Rows from a dataset
============================================================

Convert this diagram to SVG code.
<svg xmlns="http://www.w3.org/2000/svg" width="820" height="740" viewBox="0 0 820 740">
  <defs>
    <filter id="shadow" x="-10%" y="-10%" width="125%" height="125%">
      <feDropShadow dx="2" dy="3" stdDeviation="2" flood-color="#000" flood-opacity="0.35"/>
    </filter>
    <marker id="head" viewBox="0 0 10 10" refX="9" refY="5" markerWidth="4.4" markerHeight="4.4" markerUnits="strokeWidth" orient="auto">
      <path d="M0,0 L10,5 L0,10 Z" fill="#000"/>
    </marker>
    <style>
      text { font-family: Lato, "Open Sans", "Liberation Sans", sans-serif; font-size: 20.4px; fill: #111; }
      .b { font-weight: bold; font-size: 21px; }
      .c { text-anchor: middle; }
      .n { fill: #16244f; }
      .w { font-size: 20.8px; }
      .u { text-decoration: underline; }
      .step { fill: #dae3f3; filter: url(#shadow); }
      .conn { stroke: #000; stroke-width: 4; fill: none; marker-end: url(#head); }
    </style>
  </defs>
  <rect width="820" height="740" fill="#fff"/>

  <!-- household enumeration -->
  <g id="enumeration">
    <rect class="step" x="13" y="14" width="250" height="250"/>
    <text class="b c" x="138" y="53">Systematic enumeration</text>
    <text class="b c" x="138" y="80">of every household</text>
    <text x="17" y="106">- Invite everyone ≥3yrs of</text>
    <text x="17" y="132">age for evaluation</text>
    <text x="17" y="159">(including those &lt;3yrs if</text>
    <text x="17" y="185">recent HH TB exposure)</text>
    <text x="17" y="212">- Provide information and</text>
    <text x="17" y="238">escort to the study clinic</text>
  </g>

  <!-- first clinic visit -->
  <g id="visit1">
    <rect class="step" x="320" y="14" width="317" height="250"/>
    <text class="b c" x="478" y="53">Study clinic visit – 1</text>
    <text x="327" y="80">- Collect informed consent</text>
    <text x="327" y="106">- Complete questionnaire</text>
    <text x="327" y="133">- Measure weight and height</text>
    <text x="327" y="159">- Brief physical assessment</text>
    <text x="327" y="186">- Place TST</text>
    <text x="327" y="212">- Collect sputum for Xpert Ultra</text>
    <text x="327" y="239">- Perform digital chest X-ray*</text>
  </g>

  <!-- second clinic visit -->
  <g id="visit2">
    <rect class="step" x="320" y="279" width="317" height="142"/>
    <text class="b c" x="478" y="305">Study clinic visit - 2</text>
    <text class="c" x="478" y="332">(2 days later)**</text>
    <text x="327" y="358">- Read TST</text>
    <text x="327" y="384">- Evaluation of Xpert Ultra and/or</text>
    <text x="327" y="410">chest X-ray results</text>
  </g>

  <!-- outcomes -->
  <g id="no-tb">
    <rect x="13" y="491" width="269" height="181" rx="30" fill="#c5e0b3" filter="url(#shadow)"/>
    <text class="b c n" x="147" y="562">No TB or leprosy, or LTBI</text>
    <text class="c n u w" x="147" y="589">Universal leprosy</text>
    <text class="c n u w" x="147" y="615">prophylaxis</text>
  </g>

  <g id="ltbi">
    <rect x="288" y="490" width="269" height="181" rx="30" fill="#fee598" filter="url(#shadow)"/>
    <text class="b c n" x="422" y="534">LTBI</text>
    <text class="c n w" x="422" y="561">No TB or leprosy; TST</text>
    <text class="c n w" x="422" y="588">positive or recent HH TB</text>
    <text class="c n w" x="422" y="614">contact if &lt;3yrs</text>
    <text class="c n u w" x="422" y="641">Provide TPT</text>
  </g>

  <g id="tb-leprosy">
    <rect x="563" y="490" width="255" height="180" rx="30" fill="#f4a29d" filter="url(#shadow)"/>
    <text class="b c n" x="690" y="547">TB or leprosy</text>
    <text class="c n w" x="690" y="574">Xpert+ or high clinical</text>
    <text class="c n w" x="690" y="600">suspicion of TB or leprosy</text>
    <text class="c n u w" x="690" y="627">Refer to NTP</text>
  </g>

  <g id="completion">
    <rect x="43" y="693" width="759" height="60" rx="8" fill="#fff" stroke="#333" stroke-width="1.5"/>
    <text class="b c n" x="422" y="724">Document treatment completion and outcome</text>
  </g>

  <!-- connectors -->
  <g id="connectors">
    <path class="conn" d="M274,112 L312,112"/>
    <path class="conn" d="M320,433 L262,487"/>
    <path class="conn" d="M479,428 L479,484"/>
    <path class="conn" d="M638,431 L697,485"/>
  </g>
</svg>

============================================================

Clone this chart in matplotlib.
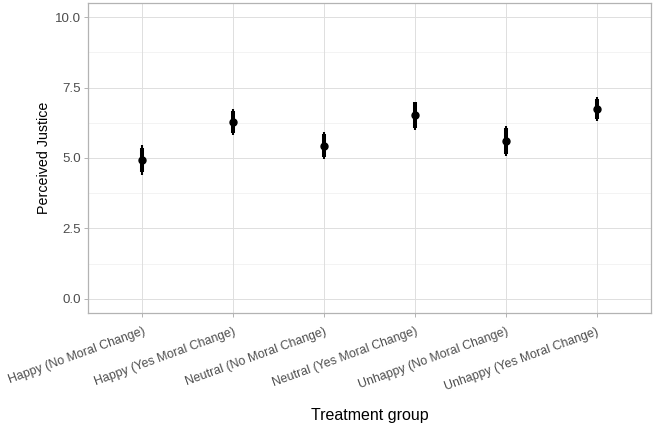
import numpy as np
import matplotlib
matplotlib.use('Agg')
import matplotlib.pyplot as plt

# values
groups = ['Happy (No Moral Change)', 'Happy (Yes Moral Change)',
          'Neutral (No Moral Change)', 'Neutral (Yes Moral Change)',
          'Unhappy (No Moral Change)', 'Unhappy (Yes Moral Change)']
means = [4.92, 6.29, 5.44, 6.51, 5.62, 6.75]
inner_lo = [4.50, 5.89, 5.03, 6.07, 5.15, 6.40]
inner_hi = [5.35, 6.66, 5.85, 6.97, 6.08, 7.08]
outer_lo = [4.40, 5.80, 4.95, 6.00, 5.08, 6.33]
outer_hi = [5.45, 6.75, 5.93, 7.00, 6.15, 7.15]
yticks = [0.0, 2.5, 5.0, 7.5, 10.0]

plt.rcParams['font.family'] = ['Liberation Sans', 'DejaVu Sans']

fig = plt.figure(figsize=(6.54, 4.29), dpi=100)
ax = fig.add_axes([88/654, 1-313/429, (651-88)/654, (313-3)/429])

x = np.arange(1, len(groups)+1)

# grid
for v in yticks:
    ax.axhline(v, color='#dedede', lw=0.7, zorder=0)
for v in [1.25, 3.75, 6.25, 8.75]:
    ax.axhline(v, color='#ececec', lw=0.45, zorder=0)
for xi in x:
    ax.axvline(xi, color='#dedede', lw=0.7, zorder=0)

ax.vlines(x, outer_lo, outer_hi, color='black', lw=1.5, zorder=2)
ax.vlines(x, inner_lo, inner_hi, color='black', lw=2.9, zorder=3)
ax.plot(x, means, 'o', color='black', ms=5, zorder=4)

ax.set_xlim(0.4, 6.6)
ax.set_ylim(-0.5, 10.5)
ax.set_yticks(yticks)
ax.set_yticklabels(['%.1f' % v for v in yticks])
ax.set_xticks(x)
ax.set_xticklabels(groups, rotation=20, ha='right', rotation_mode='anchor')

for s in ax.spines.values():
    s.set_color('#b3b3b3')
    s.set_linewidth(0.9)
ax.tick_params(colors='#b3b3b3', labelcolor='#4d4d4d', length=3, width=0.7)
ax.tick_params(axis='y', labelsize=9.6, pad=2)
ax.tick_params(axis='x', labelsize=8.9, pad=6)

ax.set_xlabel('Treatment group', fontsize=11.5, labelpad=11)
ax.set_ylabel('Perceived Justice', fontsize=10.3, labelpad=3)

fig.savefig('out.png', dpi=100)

============================================================

- **Work instructions**:
Please quote only the span of lines whose first line contains "Clone this chart in matplotlib." and whose last line contains "import matplotlib.pyplot as plt", leaving every picture out.

- **Expected answer**:
Clone this chart in matplotlib.
import numpy as np
import matplotlib
matplotlib.use('Agg')
import matplotlib.pyplot as plt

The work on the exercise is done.